_Task description_.
Scan the records below for the line with "Generate a Python" and the line with "import plotly.graph_objects as go", and retype that range exactly, both ends included, pictures excepted.

_Available records_.
┄┄┄┄┄┄┄┄┄┄
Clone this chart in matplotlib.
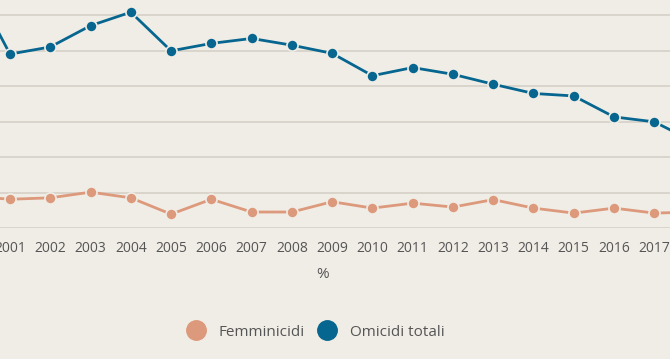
import matplotlib
matplotlib.use("Agg")
import matplotlib.pyplot as plt
from matplotlib.lines import Line2D

years = list(range(2000, 2019))
omicidi = [704, 490, 510, 570, 608, 499, 520, 534, 515, 492,
           429, 452, 433, 405, 379, 372, 313, 299, 242]
femminicidi = [90, 81, 85, 101, 85, 39, 81, 45, 45, 74,
               56, 70, 59, 80, 56, 42, 56, 42, 45]
tick_years = list(range(2001, 2018))

bg = "#f0ede6"
blue = "#07668f"
salmon = "#dd997b"
grid = "#d5d1c9"
text = "#555555"

plt.rcParams['font.family'] = ['Open Sans', 'DejaVu Sans']

fig = plt.figure(figsize=(6.7, 3.59), dpi=100, facecolor=bg)
ax = fig.add_axes([0, (359 - 228) / 359, 1, 228 / 359])
ax.set_facecolor(bg)

for v in range(0, 700, 100):
    ax.axhline(v, color=grid, lw=1.2, zorder=1)

ax.plot(years, omicidi, color=blue, lw=2.0, marker='o', ms=8,
        mec=bg, mew=1.2, zorder=3)
ax.plot(years, femminicidi, color=salmon, lw=2.0, marker='o', ms=8,
        mec=bg, mew=1.2, zorder=3)

ax.set_xlim(2000.752, 2017.39)
ax.set_ylim(0, 642.3)
ax.set_xticks(tick_years)
ax.set_xticklabels([str(y) for y in tick_years], fontsize=10, color=text)
ax.tick_params(axis='x', length=0, pad=9)
ax.set_yticks([])
for s in ax.spines.values():
    s.set_visible(False)

fig.text(323 / 670, 1 - 275 / 359, "%", ha='center', va='center',
         fontsize=11, color=text)

handles = [
    Line2D([], [], ls='none', marker='o', ms=14, color=salmon, mec=salmon),
    Line2D([], [], ls='none', marker='o', ms=14, color=blue, mec=blue),
]
fig.legend(handles, ["Femminicidi", "Omicidi totali"], ncol=2, frameon=False,
           loc='center', bbox_to_anchor=(0.47, 1 - 332 / 359),
           fontsize=11, labelcolor=text, handlelength=1.4,
           handletextpad=0.8, columnspacing=0.74)

fig.savefig("out.png", dpi=100, facecolor=bg)
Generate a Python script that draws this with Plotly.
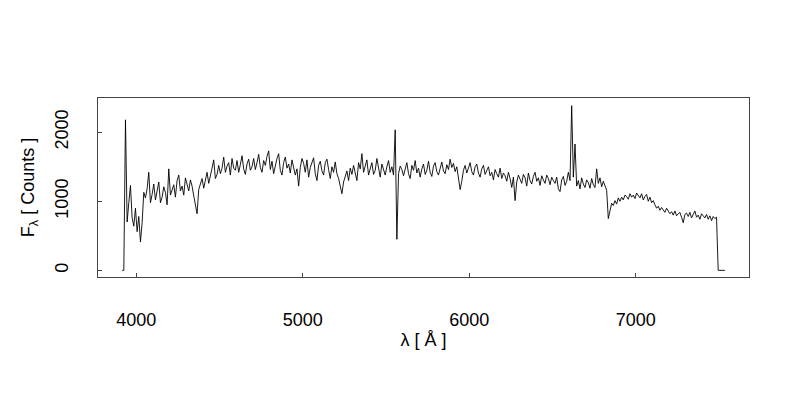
import plotly.graph_objects as go

wave_start = 3915
wave_step = 10
flux = [
    0, 0, 2180, 700, 980, 1230, 760, 640, 900, 560,
    780, 410, 690, 1130, 1050, 1180, 1420, 980, 1100, 1250,
    1020, 1150, 1280, 980, 1060, 1210, 1130, 950, 1470, 1090,
    1180, 1240, 1060, 1300, 1380, 1150, 1220, 1090, 1340, 1260,
    1150, 1310, 1220, 1080, 950, 820, 1170, 1250, 1330, 1190,
    1300, 1420, 1260, 1350, 1480, 1600, 1330, 1390, 1520, 1400,
    1480, 1640, 1420, 1510, 1560, 1380, 1620, 1480, 1450, 1590,
    1420, 1530, 1660, 1470, 1390, 1540, 1610, 1450, 1500, 1620,
    1460, 1560, 1680, 1490, 1420, 1590, 1520, 1650, 1730, 1460,
    1580, 1400, 1520, 1620, 1690, 1450, 1380, 1560, 1640, 1480,
    1540, 1410, 1600, 1510, 1380, 1470, 1220, 1490, 1620, 1550,
    1420, 1600, 1350, 1490, 1570, 1630, 1400, 1300, 1520, 1580,
    1440, 1380, 1560, 1610, 1460, 1330, 1500, 1420, 1570, 1400,
    1330, 1230, 1110, 1280, 1350, 1440, 1300, 1480, 1390, 1520,
    1410, 1300, 1560, 1470, 1690, 1420, 1510, 1600, 1380, 1470,
    1560, 1390, 1450, 1620, 1480, 1350, 1540, 1460, 1380, 1500,
    1590, 1420, 1500, 1380, 2035, 450, 1400, 1510, 1460, 1370,
    1490, 1560, 1400, 1330, 1520, 1450, 1590, 1410, 1480, 1350,
    1470, 1540, 1390, 1450, 1580, 1420, 1360, 1510, 1560, 1430,
    1380, 1500, 1570, 1440, 1400, 1530, 1460, 1610, 1490, 1550,
    1430, 1500, 1360, 1170, 1290, 1450, 1520, 1410, 1480, 1560,
    1430, 1380, 1500, 1540, 1410, 1350, 1470, 1520, 1390, 1450,
    1500, 1370, 1420, 1310, 1460, 1400, 1350, 1480, 1330, 1410,
    1370, 1290, 1420, 1330, 1200, 1350, 1010, 1280, 1380, 1320,
    1260, 1390, 1340, 1220, 1410, 1300, 1250, 1360, 1420, 1290,
    1340, 1230, 1370, 1310, 1260, 1380, 1330, 1240, 1350, 1300,
    1260, 1350, 1180, 1140, 1310, 1360, 1230, 1290, 1420, 1300,
    2385, 1350, 1830, 1220, 1300, 1180, 1340, 1250, 1200, 1310,
    1270, 1190, 1330, 1240, 1200, 1470, 1260, 1340, 1210, 1290,
    1230, 1160, 750, 880, 970, 940, 1010, 960, 1050, 1000,
    1060, 1020, 1090, 1070, 1030, 1110, 1060, 1090, 1040, 1120,
    1080, 1050, 1110, 1020, 1070, 1100, 1000, 1060, 980, 1010,
    950, 900, 930, 870, 910, 880, 840, 900, 860, 820,
    850, 800, 860, 790, 820, 840, 770, 690, 810, 830,
    780, 840, 760, 810, 860, 770, 800, 740, 820, 790,
    760, 810, 740, 790, 720, 780, 750, 770, 0, 0,
    0, 0, 0,
]
wavelength = [wave_start + wave_step * i for i in range(len(flux))]

x_ticks = [4000, 5000, 6000, 7000]
y_ticks = [0, 1000, 2000]

font = "Liberation Sans, Arial, sans-serif"

fig = go.Figure(
    go.Scatter(
        x=wavelength, y=flux, mode="lines",
        line=dict(color="black", width=0.9),
        showlegend=False, hoverinfo="skip",
    )
)

# page body adds an 8 px offset; margins compensate so the box sits at 98..749 x 98..277
fig.update_layout(
    width=800, height=400,
    margin=dict(l=90, r=59, t=90, b=131),
    paper_bgcolor="white", plot_bgcolor="white",
    font=dict(family=font, size=18, color="black"),
)

fig.update_xaxes(
    range=[3770, 7680], tickvals=x_ticks, ticktext=[str(v) for v in x_ticks],
    showgrid=False, zeroline=False, showline=True, linecolor="#444", linewidth=1,
    mirror=True, ticks="inside", ticklen=4, tickcolor="#444",
    ticklabelstandoff=26, tickfont=dict(size=18),
    title=dict(text="λ [ Å ]", standoff=4, font=dict(size=18)),
)
fig.update_yaxes(
    range=[-96, 2496], tickvals=y_ticks, ticktext=[str(v) for v in y_ticks],
    tickangle=-90,
    showgrid=False, zeroline=False, showline=True, linecolor="#444", linewidth=1,
    mirror=True, ticks="inside", ticklen=4, tickcolor="#444",
    ticklabelstandoff=22, tickfont=dict(size=18),
    title=dict(text="F<sub>λ</sub> [ Counts ]", standoff=12, font=dict(size=18)),
)

fig.write_html("out.html")
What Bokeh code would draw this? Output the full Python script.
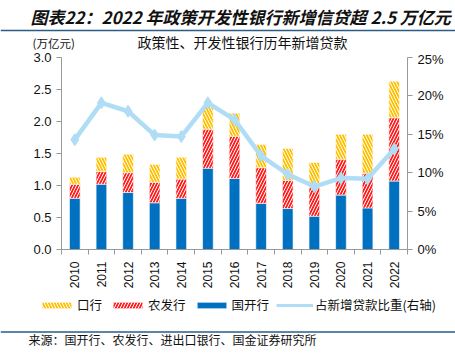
from bokeh.plotting import figure
from bokeh.layouts import column
from bokeh.models import (Range1d, LinearAxis, FixedTicker, Label, BoxAnnotation,
                          Legend, LegendItem, NumeralTickFormatter, ColumnDataSource)
from bokeh.embed import file_html
from bokeh.resources import INLINE

years = ["2010", "2011", "2012", "2013", "2014", "2015", "2016",
         "2017", "2018", "2019", "2020", "2021", "2022"]
cdb = [0.80, 1.02, 0.89, 0.73, 0.80, 1.27, 1.11, 0.72, 0.64, 0.52, 0.85, 0.65, 1.07]
adbc = [0.22, 0.20, 0.31, 0.32, 0.30, 0.61, 0.66, 0.56, 0.44, 0.45, 0.56, 0.54, 0.99]
eximb = [0.11, 0.22, 0.29, 0.28, 0.34, 0.37, 0.36, 0.36, 0.50, 0.39, 0.39, 0.61, 0.57]
share = [0.143, 0.191, 0.180, 0.149, 0.147, 0.191, 0.169, 0.122, 0.098, 0.082, 0.093, 0.092, 0.131]

left_ticks = [0.0, 0.5, 1.0, 1.5, 2.0, 2.5, 3.0]
right_ticks = [0.0, 0.05, 0.10, 0.15, 0.20, 0.25]

title_text = "图表22：2022 年政策开发性银行新增信贷超 2.5 万亿元"
subtitle_text = "政策性、开发性银行历年新增贷款"
unit_text = "(万亿元)"
source_text = "来源：国开行、农发行、进出口银行、国金证券研究所"
legend_names = ["口行", "农发行", "国开行", "占新增贷款比重(右轴)"]

CJK = "Noto Sans CJK SC"
NUM = "Liberation Sans"
W = 455
rule_color = "#2A5D86"

BLUE = dict(fill_color="#0070C0", line_color="white", line_width=0.6)
RED = dict(fill_color="#FF1F1F", line_color="white", line_width=0.6,
           hatch_pattern="/", hatch_color="white", hatch_weight=1.0, hatch_scale=6)
YEL = dict(fill_color="#FFC000", line_color="white", line_width=0.6,
           hatch_pattern="\\", hatch_color="white", hatch_weight=1.0, hatch_scale=6)
LINE_COLOR = "#B0DDF6"


def blank_fig(h):
    f = figure(width=W, height=h, output_backend="svg", toolbar_location=None,
               x_range=Range1d(0, W), y_range=Range1d(0, h),
               x_axis_type=None, y_axis_type=None,
               min_border=0, min_border_left=0, min_border_right=0,
               min_border_top=0, min_border_bottom=0, frame_align=False)
    f.outline_line_color = None
    f.grid.grid_line_color = None
    return f


def hlabel(fig, hh, text, px, py, size, align="left", style="normal"):
    fig.add_layout(Label(x=px, y=hh - py, text=text, text_font=CJK, text_font_size=size,
                         text_align=align, text_baseline="middle",
                         text_font_style=style, text_color="#111111"))


# ---------- header (page y 0..51) ----------
HH = 51
hdr = blank_fig(HH)
hlabel(hdr, HH, title_text, 30, 16, "17px", style="bold italic")
hlabel(hdr, HH, subtitle_text, 242, 41, "14px", align="center")
hlabel(hdr, HH, unit_text, 32, 42, "11.5px")
hdr.add_layout(BoxAnnotation(left=0, right=W, bottom=HH - 30.8, top=HH - 29.2,
                             fill_color=rule_color, fill_alpha=1, line_color=None))

# ---------- main chart (page y 51..292) ----------
xs = list(range(len(years)))
red_top = [a + b for a, b in zip(cdb, adbc)]
yel_top = [a + b for a, b in zip(red_top, eximb)]
src = ColumnDataSource(dict(x=xs, cdb=cdb, red_top=red_top, yel_top=yel_top, share=share))

MH = 241
p = figure(width=W, height=MH, output_backend="svg", toolbar_location=None,
           x_range=Range1d(-0.5, len(years) - 0.5), y_range=Range1d(0, 3.0),
           min_border_left=61, min_border_right=48, min_border_top=6, min_border_bottom=43,
           frame_align=False)
p.outline_line_color = None
p.grid.grid_line_color = None
p.extra_y_ranges = {"pct": Range1d(0, 0.25)}

p.vbar(x="x", bottom=0, top="cdb", width=0.4, source=src, **BLUE)
p.vbar(x="x", bottom="cdb", top="red_top", width=0.4, source=src, **RED)
p.vbar(x="x", bottom="red_top", top="yel_top", width=0.4, source=src, **YEL)
p.line(x="x", y="share", source=src, y_range_name="pct", line_color=LINE_COLOR, line_width=4.5)
p.scatter(x="x", y="share", source=src, y_range_name="pct", marker="diamond", size=12,
          fill_color=LINE_COLOR, line_color=LINE_COLOR)

xa = p.xaxis[0]
xa.ticker = FixedTicker(ticks=xs, minor_ticks=[i - 0.5 for i in range(len(years) + 1)])
xa.major_label_overrides = {i: y for i, y in enumerate(years)}
xa.major_label_orientation = 1.5708
xa.major_tick_line_color = None
xa.minor_tick_in = 0
xa.minor_tick_out = 5
xa.minor_tick_line_color = "#999999"
xa.axis_line_color = "#999999"
xa.major_label_text_font = NUM
xa.major_label_text_font_size = "12px"
xa.major_label_text_color = "#111111"
xa.major_label_standoff = 6

ya = p.yaxis[0]
ya.ticker = FixedTicker(ticks=left_ticks)
ya.formatter = NumeralTickFormatter(format="0.0")
ra = LinearAxis(y_range_name="pct", ticker=FixedTicker(ticks=right_ticks),
                formatter=NumeralTickFormatter(format="0%"))
p.add_layout(ra, "right")
for ax in (ya, ra):
    ax.axis_line_color = "#999999"
    ax.major_tick_line_color = "#999999"
    ax.major_tick_in = 0
    ax.major_tick_out = 5
    ax.minor_tick_line_color = None
    ax.major_label_text_font = NUM
    ax.major_label_text_font_size = "13px"
    ax.major_label_text_color = "#111111"
    ax.major_label_standoff = 5

# ---------- footer (page y 292..355): legend, rule, source ----------
FH = 63
ftr = blank_fig(FH)
# hidden key renderers (same data, not painted) so the legend can draw its glyphs here
k_yel = ftr.vbar(x="x", bottom="cdb", top="red_top", width=0.4, source=src, visible=False, **YEL)
k_red = ftr.vbar(x="x", bottom="cdb", top="red_top", width=0.4, source=src, visible=False, **RED)
k_blue = ftr.vbar(x="x", top="cdb", width=0.4, source=src, visible=False, **BLUE)
k_line = ftr.line(x="x", y="share", source=src, visible=False,
                  line_color=LINE_COLOR, line_width=3)
k_mark = ftr.scatter(x="x", y="share", source=src, visible=False, marker="diamond", size=7,
                     fill_color=LINE_COLOR, line_color=LINE_COLOR)
legend = Legend(items=[LegendItem(label=legend_names[0], renderers=[k_yel]),
                       LegendItem(label=legend_names[1], renderers=[k_red]),
                       LegendItem(label=legend_names[2], renderers=[k_blue]),
                       LegendItem(label=legend_names[3], renderers=[k_line, k_mark])],
                orientation="horizontal", location=(38, FH - 22),
                padding=0, margin=0, spacing=7, label_standoff=2,
                glyph_width=37, glyph_height=8, label_height=14,
                label_text_font=CJK, label_text_font_size="12.5px", label_text_color="#111111",
                inactive_fill_alpha=0,
                background_fill_alpha=0, border_line_color=None)
ftr.add_layout(legend)
ftr.add_layout(BoxAnnotation(left=0, right=W, bottom=FH - 40.3, top=FH - 38.7,
                             fill_color=rule_color, fill_alpha=1, line_color=None))
hlabel(ftr, FH, source_text, 28, 47, "12px")

page = column(hdr, p, ftr, spacing=0)
open("out.html", "w").write(file_html(page, INLINE))
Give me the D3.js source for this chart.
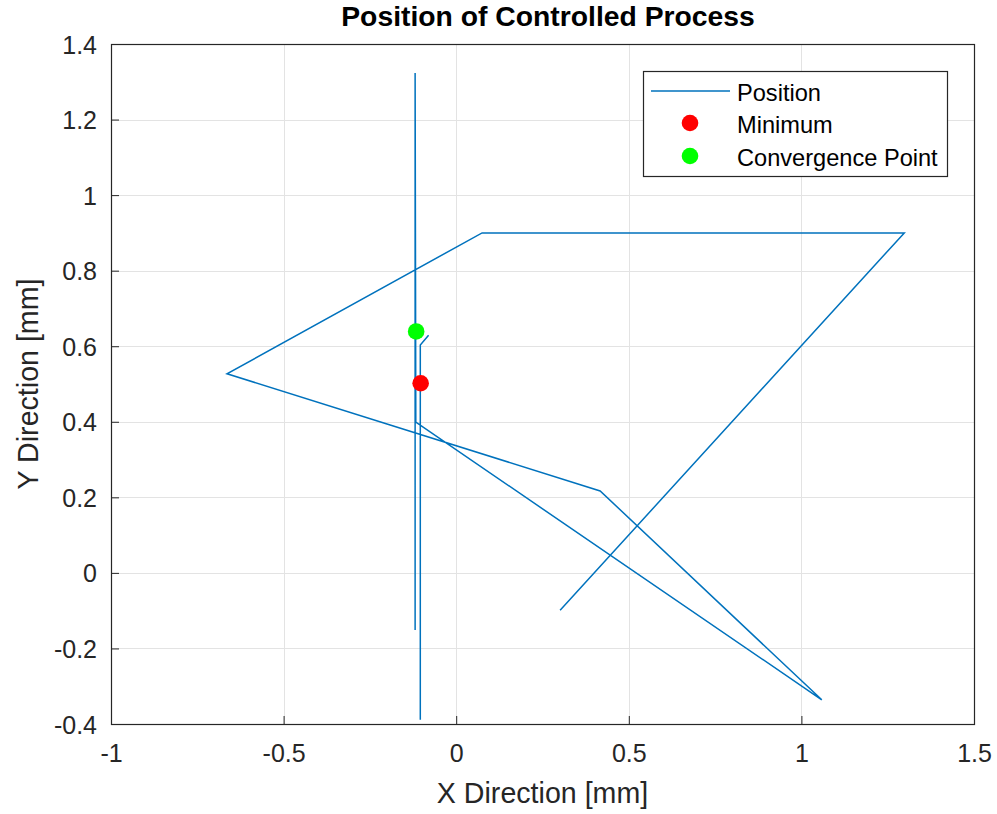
┄┄┄┄┄┄┄┄┄┄
_Complete output_.
Generate a Python script that draws this with Plotly.
import plotly.graph_objects as go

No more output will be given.